» WHAT THE TASK REQUIRES
Pictures stay out; everything else in the records below is copied exactly.
>> start
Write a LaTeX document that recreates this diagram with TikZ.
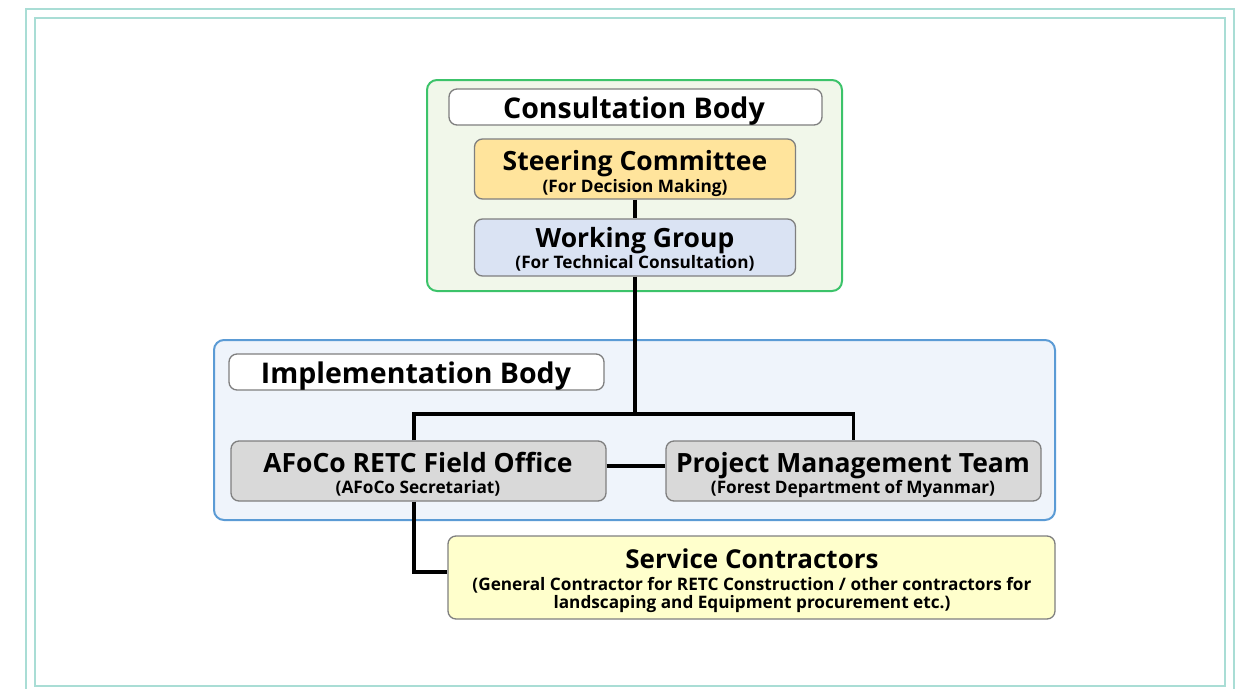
\documentclass[tikz,border=0pt]{standalone}
\usepackage{fontspec}
\setmainfont{Open Sans}
\definecolor{framec}{HTML}{A9DDD5}
\definecolor{greenb}{HTML}{3CC36A}
\definecolor{greenf}{HTML}{F1F7EA}
\definecolor{blueb}{HTML}{5B9BD5}
\definecolor{bluef}{HTML}{EFF4FB}
\definecolor{steerf}{HTML}{FFE49C}
\definecolor{workf}{HTML}{DAE3F3}
\definecolor{grayf}{HTML}{D9D9D9}
\definecolor{servf}{HTML}{FFFFCC}
\definecolor{boxb}{HTML}{7F7F7F}
\begin{document}
\begin{tikzpicture}[x=1pt,y=-1pt,
  framebox/.style={draw=framec,line width=2pt},
  groupbox/.style={rounded corners=10pt,line width=2pt,minimum width=#1,inner sep=0pt},
  box/.style={draw=boxb,rounded corners=8pt,line width=1.3pt,inner sep=0pt,minimum height=60pt},
  lblbox/.style={box,fill=white,minimum height=36pt},
  txt/.style={anchor=base,inner sep=0pt,font=\fontsize{26.5}{28}\selectfont\bfseries},
  lbltxt/.style={txt,font=\fontsize{28.5}{30}\selectfont\bfseries},
  subtxt/.style={txt,font=\fontsize{17.2}{20}\selectfont\bfseries},
  link/.style={line width=3.5pt,black}]
\useasboundingbox (0,0) rectangle (1239,688);
\draw[framebox] (26,9) rectangle (1234,700);
\draw[framebox] (35,18) rectangle (1225,686);
% groups
\node[groupbox=415pt,draw=greenb,fill=greenf,minimum height=211pt] (cons) at (634.5,185.5) {};
\node[groupbox=841pt,draw=blueb,fill=bluef,minimum height=180pt] (impl) at (634.5,430) {};
% label boxes
\node[lblbox,minimum width=373pt] (conslbl) at (635.5,107) {};
\node[lbltxt] (conslblT) at (634,118) {Consultation Body};
\node[lblbox,minimum width=375pt] (impllbl) at (416.5,372) {};
\node[lbltxt] (impllblT) at (416,383) {Implementation Body};
% boxes
\node[box,fill=steerf,minimum width=321pt] (steer) at (635,169) {};
\node[txt] (steerT) at (635,170) {Steering Committee};
\node[subtxt] (steerS) at (635,192) {(For Decision Making)};
\node[box,fill=workf,minimum width=321pt,minimum height=57pt] (work) at (635,247.5) {};
\node[txt] (workT) at (635,247) {Working Group};
\node[subtxt] (workS) at (635,268) {(For Technical Consultation)};
\node[box,fill=grayf,minimum width=375pt] (afoco) at (418.5,471) {};
\node[txt] (afocoT) at (418,472) {AFoCo RETC Field Office};
\node[subtxt] (afocoS) at (418,493) {(AFoCo Secretariat)};
\node[box,fill=grayf,minimum width=375pt] (pmt) at (853.5,471) {};
\node[txt] (pmtT) at (853,472) {Project Management Team};
\node[subtxt] (pmtS) at (853,493) {(Forest Department of Myanmar)};
\node[box,fill=servf,minimum width=607pt,minimum height=83pt] (serv) at (751.5,577.5) {};
\node[txt,font=\fontsize{26}{28}\selectfont\bfseries] (servT) at (752,568) {Service Contractors};
\node[subtxt] (servS1) at (752,590) {(General Contractor for RETC Construction / other contractors for};
\node[subtxt] (servS2) at (752,608) {landscaping and Equipment procurement etc.)};
% connectors
\coordinate (j) at (635,414);
\draw[link] (steer.south) -- (work.north);
\draw[link] (work.south) -- (j);
\draw[link] ([xshift=-4.5pt]afoco.north) |- (j) -| (pmt.north);
\draw[link] ([yshift=5pt]afoco.east) -- ([yshift=5pt]pmt.west);
\draw[link] ([xshift=-4.5pt]afoco.south) |- ([yshift=5.5pt]serv.west);
\end{tikzpicture}
\end{document}
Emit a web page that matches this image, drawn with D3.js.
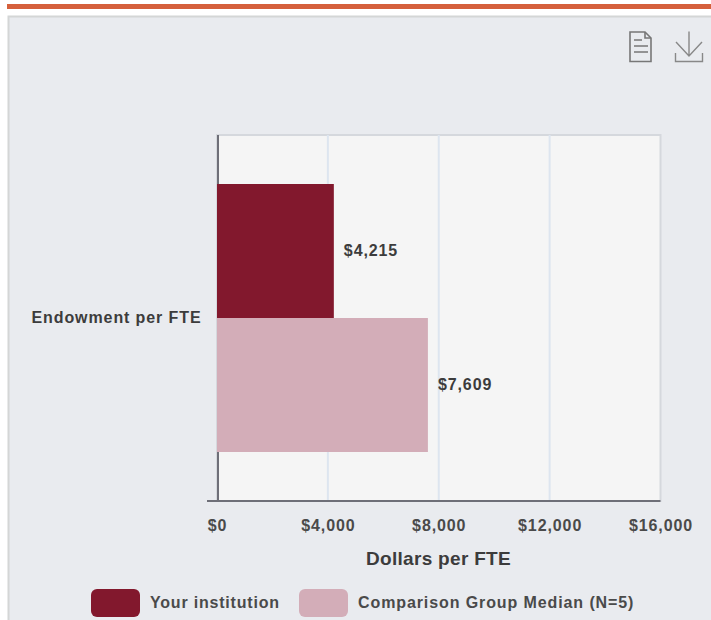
>> end
» WRITTEN ANSWER
Write a LaTeX document that recreates this diagram with TikZ.
\documentclass[tikz,border=0pt]{standalone}
\usepackage{fontspec}
\setmainfont{Open Sans}
\definecolor{framec}{HTML}{A9DDD5}
\definecolor{greenb}{HTML}{3CC36A}
\definecolor{greenf}{HTML}{F1F7EA}
\definecolor{blueb}{HTML}{5B9BD5}
\definecolor{bluef}{HTML}{EFF4FB}
\definecolor{steerf}{HTML}{FFE49C}
\definecolor{workf}{HTML}{DAE3F3}
\definecolor{grayf}{HTML}{D9D9D9}
\definecolor{servf}{HTML}{FFFFCC}
\definecolor{boxb}{HTML}{7F7F7F}
\begin{document}
\begin{tikzpicture}[x=1pt,y=-1pt,
  framebox/.style={draw=framec,line width=2pt},
  groupbox/.style={rounded corners=10pt,line width=2pt,minimum width=#1,inner sep=0pt},
  box/.style={draw=boxb,rounded corners=8pt,line width=1.3pt,inner sep=0pt,minimum height=60pt},
  lblbox/.style={box,fill=white,minimum height=36pt},
  txt/.style={anchor=base,inner sep=0pt,font=\fontsize{26.5}{28}\selectfont\bfseries},
  lbltxt/.style={txt,font=\fontsize{28.5}{30}\selectfont\bfseries},
  subtxt/.style={txt,font=\fontsize{17.2}{20}\selectfont\bfseries},
  link/.style={line width=3.5pt,black}]
\useasboundingbox (0,0) rectangle (1239,688);
\draw[framebox] (26,9) rectangle (1234,700);
\draw[framebox] (35,18) rectangle (1225,686);
% groups
\node[groupbox=415pt,draw=greenb,fill=greenf,minimum height=211pt] (cons) at (634.5,185.5) {};
\node[groupbox=841pt,draw=blueb,fill=bluef,minimum height=180pt] (impl) at (634.5,430) {};
% label boxes
\node[lblbox,minimum width=373pt] (conslbl) at (635.5,107) {};
\node[lbltxt] (conslblT) at (634,118) {Consultation Body};
\node[lblbox,minimum width=375pt] (impllbl) at (416.5,372) {};
\node[lbltxt] (impllblT) at (416,383) {Implementation Body};
% boxes
\node[box,fill=steerf,minimum width=321pt] (steer) at (635,169) {};
\node[txt] (steerT) at (635,170) {Steering Committee};
\node[subtxt] (steerS) at (635,192) {(For Decision Making)};
\node[box,fill=workf,minimum width=321pt,minimum height=57pt] (work) at (635,247.5) {};
\node[txt] (workT) at (635,247) {Working Group};
\node[subtxt] (workS) at (635,268) {(For Technical Consultation)};
\node[box,fill=grayf,minimum width=375pt] (afoco) at (418.5,471) {};
\node[txt] (afocoT) at (418,472) {AFoCo RETC Field Office};
\node[subtxt] (afocoS) at (418,493) {(AFoCo Secretariat)};
\node[box,fill=grayf,minimum width=375pt] (pmt) at (853.5,471) {};
\node[txt] (pmtT) at (853,472) {Project Management Team};
\node[subtxt] (pmtS) at (853,493) {(Forest Department of Myanmar)};
\node[box,fill=servf,minimum width=607pt,minimum height=83pt] (serv) at (751.5,577.5) {};
\node[txt,font=\fontsize{26}{28}\selectfont\bfseries] (servT) at (752,568) {Service Contractors};
\node[subtxt] (servS1) at (752,590) {(General Contractor for RETC Construction / other contractors for};
\node[subtxt] (servS2) at (752,608) {landscaping and Equipment procurement etc.)};
% connectors
\coordinate (j) at (635,414);
\draw[link] (steer.south) -- (work.north);
\draw[link] (work.south) -- (j);
\draw[link] ([xshift=-4.5pt]afoco.north) |- (j) -| (pmt.north);
\draw[link] ([yshift=5pt]afoco.east) -- ([yshift=5pt]pmt.west);
\draw[link] ([xshift=-4.5pt]afoco.south) |- ([yshift=5.5pt]serv.west);
\end{tikzpicture}
\end{document}
Emit a web page that matches this image, drawn with D3.js.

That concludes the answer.